• [Source excerpt]:

»»

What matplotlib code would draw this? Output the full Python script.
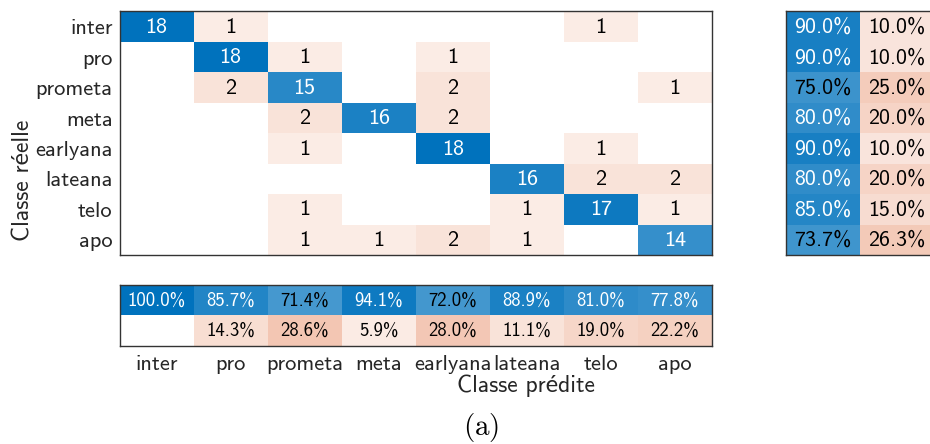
import numpy as np
import matplotlib
matplotlib.use("Agg")
import matplotlib.pyplot as plt

classes = ["inter", "pro", "prometa", "meta", "earlyana", "lateana", "telo", "apo"]
# rows = true class, cols = predicted class
conf = np.array([
    [18, 1, 0, 0, 0, 0, 1, 0],
    [0, 18, 1, 0, 1, 0, 0, 0],
    [0, 2, 15, 0, 2, 0, 0, 1],
    [0, 0, 2, 16, 2, 0, 0, 0],
    [0, 0, 1, 0, 18, 0, 1, 0],
    [0, 0, 0, 0, 0, 16, 2, 2],
    [0, 0, 1, 0, 0, 1, 17, 1],
    [0, 0, 1, 1, 2, 1, 0, 14],
])
row_correct = [90.0, 90.0, 75.0, 80.0, 90.0, 80.0, 85.0, 73.7]
row_wrong = [10.0, 10.0, 25.0, 20.0, 10.0, 20.0, 15.0, 26.3]
col_correct = [100.0, 85.7, 71.4, 94.1, 72.0, 88.9, 81.0, 77.8]
col_wrong = [0.0, 14.3, 28.6, 5.9, 28.0, 11.1, 19.0, 22.2]

xlabel = "Classe prédite"
ylabel = "Classe réelle"
caption = "(a)"

BLUE = np.array([0, 0.447, 0.741])
ORANGE = np.array([0.851, 0.325, 0.098])
FONT = ["cmss10", "Lato", "DejaVu Sans"]
TXT = "#262626"

def blend(base, a):
    return tuple(1 - a * (1 - base))

W, H = 930, 444
fig = plt.figure(figsize=(W / 100, H / 100), dpi=100)

def px_axes(l, t, r, b):
    return fig.add_axes([l / W, 1 - b / H, (r - l) / W, (b - t) / H])

def style(ax, nx, ny):
    ax.set_xlim(0, nx)
    ax.set_ylim(ny, 0)
    ax.set_xticks([])
    ax.set_yticks([])
    for s in ax.spines.values():
        s.set_color("#333333")
        s.set_linewidth(1.0)

def cell(ax, x, y, base, frac, label, fs=12):
    if frac <= 0:
        return
    a = 0.06 + 0.94 * frac
    ax.add_patch(plt.Rectangle((x, y), 1, 1, facecolor=blend(base, a),
                               edgecolor="none"))
    col = "white" if a > 0.78 else "black"
    ax.text(x + 0.5, y + 0.52, label, ha="center", va="center",
            color=col, fontsize=fs, family=FONT)

# main matrix
n = len(classes)
vmax = conf.max()
ax = px_axes(119.5, 11.5, 712, 255)
style(ax, n, n)
for i in range(n):
    for j in range(n):
        v = conf[i, j]
        if v == 0:
            continue
        base = BLUE if i == j else ORANGE
        cell(ax, j, i, base, v / vmax, str(v), fs=16)
ax.set_yticks(np.arange(n) + 0.5)
ax.set_yticklabels(classes, family=FONT, fontsize=16.2, color=TXT)
ax.tick_params(axis="y", length=0, pad=5)

# row summary
axr = px_axes(786, 11.5, 934, 255)
style(axr, 2, n)
for i in range(n):
    cell(axr, 0, i, BLUE, row_correct[i] / 100, f"{row_correct[i]:.1f}%", fs=15.8)
    cell(axr, 1, i, ORANGE, row_wrong[i] / 100, f"{row_wrong[i]:.1f}%", fs=15.8)

# column summary
axc = px_axes(119.5, 285, 712, 345.5)
style(axc, n, 2)
for j in range(n):
    cell(axc, j, 0, BLUE, col_correct[j] / 100, f"{col_correct[j]:.1f}%", fs=13.5)
    cell(axc, j, 1, ORANGE, col_wrong[j] / 100, f"{col_wrong[j]:.1f}%", fs=13.5)
axc.set_xticks(np.arange(n) + 0.5)
axc.set_xticklabels(classes, family=FONT, fontsize=16.2, color=TXT)
axc.tick_params(axis="x", length=0, pad=7)

fig.text(526 / W, 1 - 386 / H, xlabel, ha="center", va="center",
         family=FONT, fontsize=17, color=TXT)
fig.text(23 / W, 1 - 180 / H, ylabel, ha="center", va="center", rotation=90,
         family=FONT, fontsize=17, color=TXT)
plt.rcParams["mathtext.fontset"] = "cm"
fig.text(481 / W, 1 - 427 / H, r"$\mathrm{(a)}$", ha="center", va="center",
         fontsize=21, color="black")

fig.savefig("out.png", dpi=100)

««

• [Short problem]: All the material shown above is to be copied exactly, with no pictures carried over.

• [Answer to this problem]:
What matplotlib code would draw this? Output the full Python script.
import numpy as np
import matplotlib
matplotlib.use("Agg")
import matplotlib.pyplot as plt

classes = ["inter", "pro", "prometa", "meta", "earlyana", "lateana", "telo", "apo"]
# rows = true class, cols = predicted class
conf = np.array([
    [18, 1, 0, 0, 0, 0, 1, 0],
    [0, 18, 1, 0, 1, 0, 0, 0],
    [0, 2, 15, 0, 2, 0, 0, 1],
    [0, 0, 2, 16, 2, 0, 0, 0],
    [0, 0, 1, 0, 18, 0, 1, 0],
    [0, 0, 0, 0, 0, 16, 2, 2],
    [0, 0, 1, 0, 0, 1, 17, 1],
    [0, 0, 1, 1, 2, 1, 0, 14],
])
row_correct = [90.0, 90.0, 75.0, 80.0, 90.0, 80.0, 85.0, 73.7]
row_wrong = [10.0, 10.0, 25.0, 20.0, 10.0, 20.0, 15.0, 26.3]
col_correct = [100.0, 85.7, 71.4, 94.1, 72.0, 88.9, 81.0, 77.8]
col_wrong = [0.0, 14.3, 28.6, 5.9, 28.0, 11.1, 19.0, 22.2]

xlabel = "Classe prédite"
ylabel = "Classe réelle"
caption = "(a)"

BLUE = np.array([0, 0.447, 0.741])
ORANGE = np.array([0.851, 0.325, 0.098])
FONT = ["cmss10", "Lato", "DejaVu Sans"]
TXT = "#262626"

def blend(base, a):
    return tuple(1 - a * (1 - base))

W, H = 930, 444
fig = plt.figure(figsize=(W / 100, H / 100), dpi=100)

def px_axes(l, t, r, b):
    return fig.add_axes([l / W, 1 - b / H, (r - l) / W, (b - t) / H])

def style(ax, nx, ny):
    ax.set_xlim(0, nx)
    ax.set_ylim(ny, 0)
    ax.set_xticks([])
    ax.set_yticks([])
    for s in ax.spines.values():
        s.set_color("#333333")
        s.set_linewidth(1.0)

def cell(ax, x, y, base, frac, label, fs=12):
    if frac <= 0:
        return
    a = 0.06 + 0.94 * frac
    ax.add_patch(plt.Rectangle((x, y), 1, 1, facecolor=blend(base, a),
                               edgecolor="none"))
    col = "white" if a > 0.78 else "black"
    ax.text(x + 0.5, y + 0.52, label, ha="center", va="center",
            color=col, fontsize=fs, family=FONT)

# main matrix
n = len(classes)
vmax = conf.max()
ax = px_axes(119.5, 11.5, 712, 255)
style(ax, n, n)
for i in range(n):
    for j in range(n):
        v = conf[i, j]
        if v == 0:
            continue
        base = BLUE if i == j else ORANGE
        cell(ax, j, i, base, v / vmax, str(v), fs=16)
ax.set_yticks(np.arange(n) + 0.5)
ax.set_yticklabels(classes, family=FONT, fontsize=16.2, color=TXT)
ax.tick_params(axis="y", length=0, pad=5)

# row summary
axr = px_axes(786, 11.5, 934, 255)
style(axr, 2, n)
for i in range(n):
    cell(axr, 0, i, BLUE, row_correct[i] / 100, f"{row_correct[i]:.1f}%", fs=15.8)
    cell(axr, 1, i, ORANGE, row_wrong[i] / 100, f"{row_wrong[i]:.1f}%", fs=15.8)

# column summary
axc = px_axes(119.5, 285, 712, 345.5)
style(axc, n, 2)
for j in range(n):
    cell(axc, j, 0, BLUE, col_correct[j] / 100, f"{col_correct[j]:.1f}%", fs=13.5)
    cell(axc, j, 1, ORANGE, col_wrong[j] / 100, f"{col_wrong[j]:.1f}%", fs=13.5)
axc.set_xticks(np.arange(n) + 0.5)
axc.set_xticklabels(classes, family=FONT, fontsize=16.2, color=TXT)
axc.tick_params(axis="x", length=0, pad=7)

fig.text(526 / W, 1 - 386 / H, xlabel, ha="center", va="center",
         family=FONT, fontsize=17, color=TXT)
fig.text(23 / W, 1 - 180 / H, ylabel, ha="center", va="center", rotation=90,
         family=FONT, fontsize=17, color=TXT)
plt.rcParams["mathtext.fontset"] = "cm"
fig.text(481 / W, 1 - 427 / H, r"$\mathrm{(a)}$", ha="center", va="center",
         fontsize=21, color="black")

fig.savefig("out.png", dpi=100)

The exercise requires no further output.